Sunday 17 September 2017

Indian Classical Music resonates in space...

Recently one of the veterans of Hindustani Classical Music had her birthday. She was a legend and people often confused her voice with that of a nightingale. I am talking about no one else but about Vidushi Kesarbai Kerkar. Most women singers of that time had a deep, resonant and strident female voice, but Kesarbai Kerkar’s voice was marked by its clarity, projection and open quality, all of which were rewards of a long learning from Alladiya Khan, the creator of Jaipur- Atrauli Gharana.
She was one such singer from Indian whose sweet and beautiful voice still resonates in space.
            NASA’s Voyager-2 mission enters its 40th year this year. The special thing about this spacecraft is that it carries different sounds and international music with it.
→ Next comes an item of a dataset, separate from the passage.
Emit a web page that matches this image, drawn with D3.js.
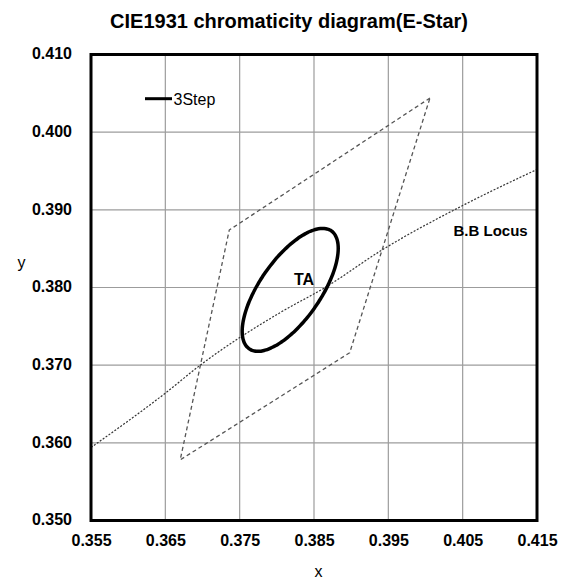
<!DOCTYPE html>
<html><head><meta charset="utf-8">
<script src="https://cdn.jsdelivr.net/npm/d3@7"></script>
<style>
body{margin:0;background:#fff;}
svg{display:block;font-family:"Liberation Sans",Arial,sans-serif;}
</style></head>
<body><svg id="c" width="563" height="583"></svg>
<script>
// ---- data ----
const xTicks = [0.355, 0.365, 0.375, 0.385, 0.395, 0.405, 0.415];
const yTicks = [0.350, 0.360, 0.370, 0.380, 0.390, 0.400, 0.410];
// ANSI 4000K quadrangle corners (x, y)
const quadX = [0.4006, 0.3736, 0.3670, 0.3898];
const quadY = [0.4044, 0.3874, 0.3578, 0.3716];
// Black body locus points
const locusX = [0.355, 0.365, 0.3697, 0.3805, 0.3865, 0.3941, 0.4053, 0.415];
const locusY = [0.3594, 0.3664, 0.3700, 0.3768, 0.3800, 0.3848, 0.3907, 0.3952];
// 3-step MacAdam ellipse (TA): centre, semi-axes, rotation (deg)
const ellipseCenter = [0.3818, 0.3797];
const ellipseAxes = [0.00939, 0.00402];
const ellipseAngle = 53.43;
const seriesName = "3Step";

// ---- layout ----
const svg = d3.select("#c");
const L = 91, R = 537, T = 54.5, B = 520.5;
const x = d3.scaleLinear().domain([0.355, 0.415]).range([L, R]);
const y = d3.scaleLinear().domain([0.350, 0.410]).range([B, T]);

svg.append("defs").append("clipPath").attr("id","clip")
  .append("rect").attr("x",L).attr("y",T).attr("width",R-L).attr("height",B-T);

// grid
const grid = svg.append("g");
grid.selectAll("line.v").data(xTicks.slice(1,-1)).join("line")
  .attr("x1",d=>x(d)).attr("x2",d=>x(d)).attr("y1",T).attr("y2",B)
  .attr("stroke","#9c9c9c").attr("stroke-width",1.2);
grid.selectAll("line.h").data(yTicks.slice(1,-1)).join("line")
  .attr("y1",d=>y(d)).attr("y2",d=>y(d)).attr("x1",L).attr("x2",R)
  .attr("stroke","#9c9c9c").attr("stroke-width",1.2);

// axes
const fmt = d3.format(".3f");
const xa = svg.append("g").attr("transform",`translate(0,${B})`)
  .call(d3.axisBottom(x).tickValues(xTicks).tickFormat(fmt).tickSize(0).tickPadding(14));
const ya = svg.append("g").attr("transform",`translate(${L},0)`)
  .call(d3.axisLeft(y).tickValues(yTicks).tickFormat(fmt).tickSize(0).tickPadding(19));
[xa,ya].forEach(a=>{
  a.select(".domain").remove();
  a.selectAll("text").attr("font-family","Liberation Sans, Arial, sans-serif")
    .attr("font-size",16).attr("font-weight","bold").attr("fill","#000");
});
ya.selectAll("text").attr("dy","0.28em");

const plot = svg.append("g").attr("clip-path","url(#clip)");

// locus
const locus = locusX.map((v,i)=>[v, locusY[i]]);
plot.append("path").datum(locus)
  .attr("d", d3.line().x(d=>x(d[0])).y(d=>y(d[1])).curve(d3.curveMonotoneX))
  .attr("fill","none").attr("stroke","#333").attr("stroke-width",1.2)
  .attr("stroke-dasharray","2,1.6");

// quadrangle
const quad = quadX.map((v,i)=>[v, quadY[i]]);
plot.append("path").datum(quad)
  .attr("d", d3.line().x(d=>x(d[0])).y(d=>y(d[1])).curve(d3.curveLinearClosed))
  .attr("fill","none").attr("stroke","#555").attr("stroke-width",1.3)
  .attr("stroke-dasharray","4,3").attr("stroke-linejoin","round");

// ellipse
const th = ellipseAngle*Math.PI/180;
const ell = d3.range(0, 361, 3).map(a=>{
  const t = a*Math.PI/180;
  const ex = ellipseAxes[0]*Math.cos(t), ey = ellipseAxes[1]*Math.sin(t);
  return [ellipseCenter[0] + ex*Math.cos(th) - ey*Math.sin(th),
          ellipseCenter[1] + ex*Math.sin(th) + ey*Math.cos(th)];
});
plot.append("path").datum(ell)
  .attr("d", d3.line().x(d=>x(d[0])).y(d=>y(d[1])).curve(d3.curveCardinalClosed))
  .attr("fill","none").attr("stroke","#000").attr("stroke-width",3.5);

// labels
svg.append("text").attr("x",304).attr("y",284.5).attr("text-anchor","middle")
  .attr("font-size",16).attr("font-weight","bold").text("TA");
svg.append("text").attr("x",453.5).attr("y",235.5)
  .attr("font-size",15).attr("font-weight","bold").text("B.B Locus");

// legend
svg.append("line").attr("x1",145).attr("x2",172).attr("y1",98.7).attr("y2",98.7)
  .attr("stroke","#000").attr("stroke-width",3);
svg.append("text").attr("x",173.5).attr("y",104.8).attr("font-size",16).text(seriesName);

// frame
svg.append("rect").attr("x",L).attr("y",T).attr("width",R-L).attr("height",B-T)
  .attr("fill","none").attr("stroke","#000").attr("stroke-width",3);

// title & axis titles
svg.append("text").attr("x",289).attr("y",27.7).attr("text-anchor","middle")
  .attr("font-size",20).attr("font-weight","bold").text("CIE1931 chromaticity diagram(E-Star)");
svg.append("text").attr("x",318.5).attr("y",577.3).attr("text-anchor","middle")
  .attr("font-size",16).text("x");
svg.append("text").attr("x",21.5).attr("y",268.3).attr("text-anchor","middle")
  .attr("font-size",16).text("y");
</script></body></html>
The spacecraft which was launched on 20 August 1977. Among the international music and sounds the disc which the spacecraft carries, also carries a bandish from the Indian Classical Music.  A Hindustani classical composition called “Jaat Kahan Ho” sung by Surshri Kesarbai Kerkar, who is one of the all time great vocalist of the Hindustani Classical tradition. Kesarbai was born in 1893 in Goa and was awarded by the title of 'Surshri' in 1938 by Rabindranath Tagore on behalf of the residents of Kolkata for her sweet and mellifluous voice. Her song is played in outer space for three minutes and twenty five seconds. Being a student of Indian Classical Music I feel pride in writing that even today in space the Indian Classical Music resonates. The Voyagar-2 carries a 12-inch gold-plated copper disc which stores all the music and sound in it. Carl Sagan, was the one who chaired the NASA appointed committee which chose the Indian Classical Music in the golden disc.

    In the book "Murmurs Of Earth - The Voyager Interstellar Record", published in 1978, Ann Druyan, Sagan's wife, says that Robert Brown, the then Executive Director for the Centre For World Music had placed "Jaat Kahan Ho”, which is a composition of Indian Classical Music, at the top of his list of world music for outer space. Forty years on and 11 billion miles from earth in space there is the sound of India. And how did this happen? And this happens due the sweetness and the rich tradition of Indian Classical Music.
 So, this is all for today. We will continue talking about music in my future posts.